NIOSH to study injuries and accidents in oil fields
The oil boom in North Dakota and elsewhere has claimed the lives of dozens of oil field workers.
Fatalities from the boom are drawing renewed attention from government scientists.
In the largest study of its kind, the National Institute for Occupational Safety and Health (NIOSH), which investigates the causes of workplace health problems, said it intends to examine the factors that cause injuries and accidents in the oil fields in an effort to improve safety.
Scientists from the institute will distribute questionnaires starting next year to 500 oil field workers in North Dakota, Texas and one other state that will be determined in the coming months.
A recent investigation showed how major oil companies avoid accountability for workers' deaths in the Bakken oil fields of North Dakota and Montana. On average, someone dies about every six weeks from an accident in the Bakken—at least 74 since 2006, according to the first comprehensive accounting of such deaths using data obtained from Canadian and US regulators. The number of deaths is likely higher because federal regulators don't have a systematic way to record oil- and gas-related deaths, and the OSHA doesn't include certain fatalities.
As part of the new study, workers will be asked the hours they work and whether they wear protective gear as well as whether employers typically provide written safety policies and make their employees aware of their right to stop a job when they spot a potential safety hazard. Truck drivers in the industry will be asked whether they are paid by the hour or the load and whether their employers require that they drive in bad weather.

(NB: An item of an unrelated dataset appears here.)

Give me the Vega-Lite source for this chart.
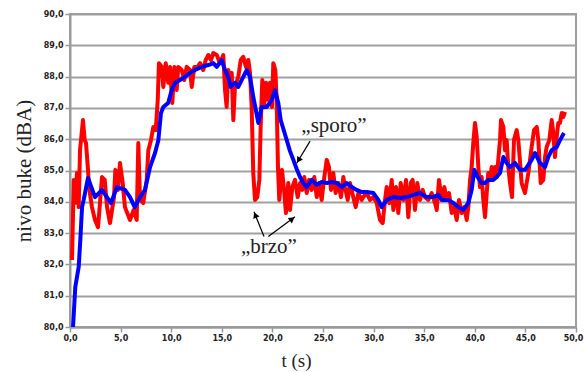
{
  "$schema": "https://vega.github.io/schema/vega-lite/v6.json",
  "width": 506,
  "height": 313,
  "autosize": {"type": "none"},
  "padding": {"left": 70, "top": 14, "right": 8, "bottom": 45},
  "background": "white",
  "config": {
    "view": {"stroke": "#a0a0a0", "strokeWidth": 2},
    "axis": {
      "labelFont": "DejaVu Sans",
      "labelFontWeight": "bold",
      "labelFontSize": 8,
      "labelColor": "#222222",
      "labelOverlap": false,
      "labelBound": false,
      "labelFlush": false,
      "tickColor": "#999999",
      "tickWidth": 1.5,
      "tickSize": 5,
      "domainColor": "#999999",
      "domainWidth": 2,
      "titleFont": "Liberation Serif",
      "titleFontWeight": "normal",
      "titleColor": "#222222"
    }
  },
  "datasets": {
    "sporo": [
      {"t":0.3,"L":80.0},{"t":0.52,"L":81.27},{"t":0.86,"L":81.92},{"t":1.02,"L":82.78},{"t":1.19,"L":83.83},{"t":1.35,"L":84.06},{"t":1.78,"L":84.76},{"t":2.47,"L":84.15},{"t":3.16,"L":84.38},{"t":4.05,"L":83.96},{"t":4.64,"L":84.47},{"t":5.43,"L":84.38},{"t":5.93,"L":84.15},{"t":6.39,"L":83.83},{"t":6.92,"L":84.15},{"t":7.41,"L":84.38},{"t":7.91,"L":85.11},{"t":8.40,"L":85.56},{"t":8.73,"L":85.97},{"t":8.99,"L":86.84},{"t":9.22,"L":87.03},{"t":9.71,"L":87.16},{"t":10.05,"L":87.57},{"t":10.38,"L":87.80},{"t":10.87,"L":87.89},{"t":11.36,"L":87.99},{"t":11.86,"L":88.12},{"t":12.35,"L":88.21},{"t":13.01,"L":88.31},{"t":13.67,"L":88.37},{"t":14.16,"L":88.43},{"t":14.50,"L":88.31},{"t":14.99,"L":88.53},{"t":15.32,"L":88.21},{"t":15.64,"L":87.99},{"t":15.88,"L":87.67},{"t":16.30,"L":87.80},{"t":16.63,"L":87.67},{"t":17.12,"L":87.99},{"t":17.46,"L":88.21},{"t":17.79,"L":87.99},{"t":18.11,"L":87.35},{"t":18.61,"L":86.52},{"t":18.94,"L":87.03},{"t":19.44,"L":87.03},{"t":19.93,"L":87.25},{"t":20.26,"L":87.57},{"t":20.58,"L":87.16},{"t":20.82,"L":86.61},{"t":21.25,"L":86.15},{"t":21.74,"L":85.62},{"t":22.07,"L":85.34},{"t":22.40,"L":85.05},{"t":22.73,"L":84.79},{"t":23.05,"L":84.60},{"t":23.39,"L":84.47},{"t":23.88,"L":84.70},{"t":24.38,"L":84.54},{"t":24.87,"L":84.63},{"t":25.37,"L":84.60},{"t":25.86,"L":84.63},{"t":26.35,"L":84.60},{"t":26.85,"L":84.47},{"t":27.34,"L":84.60},{"t":27.84,"L":84.47},{"t":28.33,"L":84.38},{"t":28.82,"L":84.31},{"t":29.32,"L":84.31},{"t":29.97,"L":84.28},{"t":30.46,"L":84.06},{"t":30.80,"L":83.83},{"t":31.29,"L":84.06},{"t":31.95,"L":84.15},{"t":32.61,"L":84.12},{"t":33.27,"L":84.15},{"t":33.92,"L":84.22},{"t":34.58,"L":84.28},{"t":35.25,"L":84.15},{"t":35.90,"L":84.15},{"t":36.39,"L":84.22},{"t":36.73,"L":84.06},{"t":37.38,"L":84.06},{"t":37.88,"L":83.96},{"t":38.37,"L":83.83},{"t":38.86,"L":83.74},{"t":39.36,"L":83.96},{"t":39.69,"L":84.38},{"t":39.95,"L":85.02},{"t":40.29,"L":84.79},{"t":40.68,"L":84.60},{"t":41.01,"L":84.60},{"t":41.33,"L":84.70},{"t":41.83,"L":84.70},{"t":42.16,"L":84.79},{"t":42.49,"L":84.92},{"t":42.82,"L":85.43},{"t":43.15,"L":85.24},{"t":43.48,"L":85.11},{"t":43.97,"L":85.24},{"t":44.47,"L":85.02},{"t":44.96,"L":85.02},{"t":45.62,"L":85.34},{"t":45.95,"L":85.56},{"t":46.44,"L":85.24},{"t":46.94,"L":85.11},{"t":47.26,"L":85.43},{"t":47.60,"L":85.65},{"t":48.09,"L":85.75},{"t":48.42,"L":85.97},{"t":48.81,"L":86.20}
    ],
    "brzo": [
      {"t":0.20,"L":82.14},{"t":0.37,"L":84.70},{"t":0.49,"L":83.96},{"t":0.69,"L":84.92},{"t":0.86,"L":83.83},{"t":0.99,"L":85.65},{"t":1.28,"L":86.61},{"t":1.45,"L":85.97},{"t":1.58,"L":85.88},{"t":1.78,"L":85.02},{"t":1.88,"L":84.47},{"t":2.17,"L":83.83},{"t":2.47,"L":83.42},{"t":2.77,"L":83.19},{"t":2.93,"L":83.83},{"t":3.16,"L":84.79},{"t":3.43,"L":84.70},{"t":3.66,"L":83.83},{"t":3.95,"L":83.32},{"t":4.35,"L":84.15},{"t":4.48,"L":85.02},{"t":4.74,"L":84.38},{"t":4.94,"L":85.24},{"t":5.21,"L":84.60},{"t":5.43,"L":83.83},{"t":5.93,"L":83.42},{"t":6.29,"L":83.74},{"t":6.59,"L":83.42},{"t":6.75,"L":85.88},{"t":6.92,"L":84.06},{"t":7.24,"L":83.96},{"t":7.58,"L":84.70},{"t":7.74,"L":85.65},{"t":8.00,"L":85.97},{"t":8.23,"L":86.39},{"t":8.47,"L":86.29},{"t":8.67,"L":87.25},{"t":8.79,"L":88.43},{"t":9.06,"L":88.31},{"t":9.22,"L":87.67},{"t":9.46,"L":88.43},{"t":9.71,"L":87.80},{"t":9.88,"L":88.31},{"t":10.11,"L":87.16},{"t":10.31,"L":88.31},{"t":10.54,"L":87.57},{"t":10.70,"L":88.31},{"t":11.04,"L":88.21},{"t":11.29,"L":87.89},{"t":11.53,"L":88.31},{"t":11.86,"L":88.21},{"t":12.03,"L":87.67},{"t":12.28,"L":88.31},{"t":12.62,"L":88.31},{"t":12.85,"L":88.43},{"t":13.17,"L":88.21},{"t":13.41,"L":88.53},{"t":13.67,"L":88.69},{"t":13.93,"L":88.53},{"t":14.16,"L":88.75},{"t":14.50,"L":88.69},{"t":14.82,"L":88.43},{"t":15.15,"L":88.69},{"t":15.32,"L":87.57},{"t":15.48,"L":87.03},{"t":15.64,"L":88.21},{"t":15.81,"L":87.89},{"t":15.98,"L":88.12},{"t":16.14,"L":86.61},{"t":16.30,"L":87.67},{"t":16.63,"L":87.99},{"t":16.87,"L":88.53},{"t":17.12,"L":88.63},{"t":17.39,"L":88.31},{"t":17.62,"L":88.53},{"t":17.79,"L":88.12},{"t":17.95,"L":87.03},{"t":18.11,"L":84.92},{"t":18.28,"L":84.06},{"t":18.51,"L":84.15},{"t":18.71,"L":84.70},{"t":18.84,"L":86.39},{"t":19.00,"L":87.89},{"t":19.17,"L":87.03},{"t":19.37,"L":87.80},{"t":19.59,"L":87.25},{"t":19.76,"L":87.80},{"t":19.96,"L":87.03},{"t":20.09,"L":88.43},{"t":20.29,"L":88.21},{"t":20.42,"L":87.25},{"t":20.55,"L":85.11},{"t":20.68,"L":84.06},{"t":20.82,"L":84.60},{"t":20.95,"L":85.02},{"t":21.15,"L":84.38},{"t":21.34,"L":83.64},{"t":21.57,"L":84.60},{"t":21.74,"L":83.74},{"t":21.97,"L":84.47},{"t":22.23,"L":84.70},{"t":22.50,"L":84.15},{"t":22.73,"L":84.60},{"t":22.95,"L":84.38},{"t":23.15,"L":84.79},{"t":23.39,"L":84.28},{"t":23.62,"L":84.70},{"t":23.88,"L":84.38},{"t":24.14,"L":84.79},{"t":24.38,"L":84.15},{"t":24.60,"L":84.60},{"t":24.87,"L":84.06},{"t":25.13,"L":84.79},{"t":25.37,"L":85.34},{"t":25.59,"L":85.11},{"t":25.79,"L":84.38},{"t":26.02,"L":84.92},{"t":26.25,"L":84.28},{"t":26.51,"L":84.60},{"t":26.78,"L":84.15},{"t":27.01,"L":84.79},{"t":27.17,"L":84.47},{"t":27.44,"L":84.06},{"t":27.67,"L":84.60},{"t":27.99,"L":84.15},{"t":28.23,"L":83.83},{"t":28.49,"L":84.28},{"t":28.82,"L":84.06},{"t":28.98,"L":84.15},{"t":29.32,"L":84.28},{"t":29.64,"L":84.06},{"t":29.97,"L":84.15},{"t":30.31,"L":83.96},{"t":30.63,"L":83.42},{"t":30.90,"L":83.32},{"t":31.13,"L":84.06},{"t":31.29,"L":84.47},{"t":31.55,"L":83.96},{"t":31.79,"L":84.70},{"t":31.95,"L":83.74},{"t":32.21,"L":84.47},{"t":32.44,"L":83.64},{"t":32.68,"L":84.60},{"t":32.94,"L":84.06},{"t":33.20,"L":84.70},{"t":33.43,"L":83.51},{"t":33.67,"L":84.60},{"t":33.86,"L":84.70},{"t":34.09,"L":83.74},{"t":34.32,"L":84.60},{"t":34.58,"L":84.06},{"t":34.85,"L":84.38},{"t":35.08,"L":84.15},{"t":35.41,"L":84.06},{"t":35.74,"L":84.28},{"t":36.07,"L":83.96},{"t":36.24,"L":83.74},{"t":36.46,"L":84.70},{"t":36.73,"L":84.06},{"t":36.99,"L":84.47},{"t":37.22,"L":84.06},{"t":37.45,"L":84.28},{"t":37.72,"L":83.64},{"t":37.97,"L":83.83},{"t":38.21,"L":83.42},{"t":38.44,"L":84.06},{"t":38.71,"L":83.64},{"t":38.96,"L":83.83},{"t":39.20,"L":83.42},{"t":39.36,"L":83.83},{"t":39.53,"L":84.70},{"t":39.69,"L":85.11},{"t":39.85,"L":85.88},{"t":40.02,"L":86.52},{"t":40.19,"L":86.07},{"t":40.35,"L":85.11},{"t":40.51,"L":84.47},{"t":40.68,"L":84.79},{"t":40.84,"L":84.06},{"t":41.01,"L":83.51},{"t":41.18,"L":84.28},{"t":41.33,"L":84.92},{"t":41.50,"L":84.70},{"t":41.67,"L":85.11},{"t":41.83,"L":84.79},{"t":42.00,"L":85.11},{"t":42.16,"L":84.79},{"t":42.32,"L":85.34},{"t":42.49,"L":85.97},{"t":42.59,"L":86.61},{"t":42.82,"L":86.39},{"t":42.98,"L":85.65},{"t":43.15,"L":85.97},{"t":43.31,"L":85.11},{"t":43.48,"L":84.60},{"t":43.68,"L":84.15},{"t":43.87,"L":85.97},{"t":44.14,"L":86.29},{"t":44.30,"L":85.97},{"t":44.63,"L":84.60},{"t":44.96,"L":84.28},{"t":45.29,"L":84.92},{"t":45.62,"L":85.75},{"t":45.85,"L":86.29},{"t":46.12,"L":86.39},{"t":46.28,"L":85.97},{"t":46.51,"L":84.60},{"t":46.77,"L":84.70},{"t":46.94,"L":85.43},{"t":47.10,"L":85.75},{"t":47.36,"L":85.97},{"t":47.60,"L":86.61},{"t":47.76,"L":86.20},{"t":47.92,"L":85.43},{"t":48.09,"L":86.07},{"t":48.25,"L":86.52},{"t":48.42,"L":86.52},{"t":48.59,"L":86.84},{"t":48.74,"L":86.71},{"t":48.91,"L":86.87}
    ]
  },
  "layer": [
    {
      "data": {"name": "brzo"},
      "mark": {"type": "line", "color": "#ff0000", "strokeWidth": 4, "strokeJoin": "round"},
      "encoding": {
        "x": {
          "field": "t", "type": "quantitative",
          "scale": {"domain": [0, 50], "nice": false},
          "axis": {
            "title": "t (s)",
            "values": [0, 5, 10, 15, 20, 25, 30, 35, 40, 45, 50],
            "tickCount": 20,
            "labelExpr": "replace(format(datum.value, '.1f'), '.', ',')",
            "labelOffset": {"condition": {"test": "datum.value == 50", "value": -3}, "value": 0},
            "grid": false,
            "labelPadding": 2,
            "titleFontSize": 19,
            "titleX": 226,
            "titleY": 39,
            "titleBaseline": "alphabetic"
          }
        },
        "y": {
          "field": "L", "type": "quantitative",
          "scale": {"domain": [80, 90], "nice": false, "zero": false},
          "axis": {
            "title": "nivo buke (dBA)",
            "values": [80, 81, 82, 83, 84, 85, 86, 87, 88, 89, 90],
            "tickCount": 20,
            "labelExpr": "replace(format(datum.value, '.1f'), '.', ',')",
            "grid": true,
            "gridColor": "#a0a0a0",
            "gridWidth": 2,
            "labelPadding": 2,
            "titleFontSize": 21,
            "titlePadding": 9
          }
        }
      }
    },
    {
      "data": {"name": "sporo"},
      "mark": {"type": "line", "color": "#0000ff", "strokeWidth": 4, "strokeJoin": "round"},
      "encoding": {
        "x": {"field": "t", "type": "quantitative"},
        "y": {"field": "L", "type": "quantitative"}
      }
    },
    {
      "data": {"values": [
        {"t": 23.72, "L": 85.94, "t2": 22.40, "L2": 85.23},
        {"t": 19.17, "L": 82.89, "t2": 18.18, "L2": 83.68},
        {"t": 19.60, "L": 82.89, "t2": 22.23, "L2": 83.52}
      ]},
      "mark": {"type": "rule", "color": "#000000", "strokeWidth": 1.2},
      "encoding": {
        "x": {"field": "t", "type": "quantitative"},
        "y": {"field": "L", "type": "quantitative"},
        "x2": {"field": "t2"},
        "y2": {"field": "L2"}
      }
    },
    {
      "data": {"values": [{"t": 22.58, "L": 85.33}]},
      "mark": {"type": "point", "shape": "triangle-up", "filled": true, "color": "#000000", "opacity": 1, "size": 45, "angle": 211.6},
      "encoding": {
        "x": {"field": "t", "type": "quantitative"},
        "y": {"field": "L", "type": "quantitative"}
      }
    },
    {
      "data": {"values": [{"t": 18.31, "L": 83.58}]},
      "mark": {"type": "point", "shape": "triangle-up", "filled": true, "color": "#000000", "opacity": 1, "size": 45, "angle": 338},
      "encoding": {
        "x": {"field": "t", "type": "quantitative"},
        "y": {"field": "L", "type": "quantitative"}
      }
    },
    {
      "data": {"values": [{"t": 21.95, "L": 83.45}]},
      "mark": {"type": "point", "shape": "triangle-up", "filled": true, "color": "#000000", "opacity": 1, "size": 45, "angle": 53},
      "encoding": {
        "x": {"field": "t", "type": "quantitative"},
        "y": {"field": "L", "type": "quantitative"}
      }
    },
    {
      "data": {"values": [
        {"t": 26.09, "L": 86.23, "label": "„sporo”"},
        {"t": 19.66, "L": 82.36, "label": "„brzo”"}
      ]},
      "mark": {"type": "text", "font": "Liberation Serif", "fontSize": 21, "align": "center", "baseline": "alphabetic", "color": "#222222"},
      "encoding": {
        "x": {"field": "t", "type": "quantitative"},
        "y": {"field": "L", "type": "quantitative"},
        "text": {"field": "label"}
      }
    }
  ]
}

Scientists plan to ask energy companies for permission to invite workers at man camps, which house laborers; trucking centers and other facilities to participate in the survey. The results of the study, which will be finished by early 2017, will be published in peer-reviewed health and safety journals. In addition, scientists intend to share their findings with federal OSHA officials and make specific recommendations on potential improvements at safety or oil and gas industry conferences.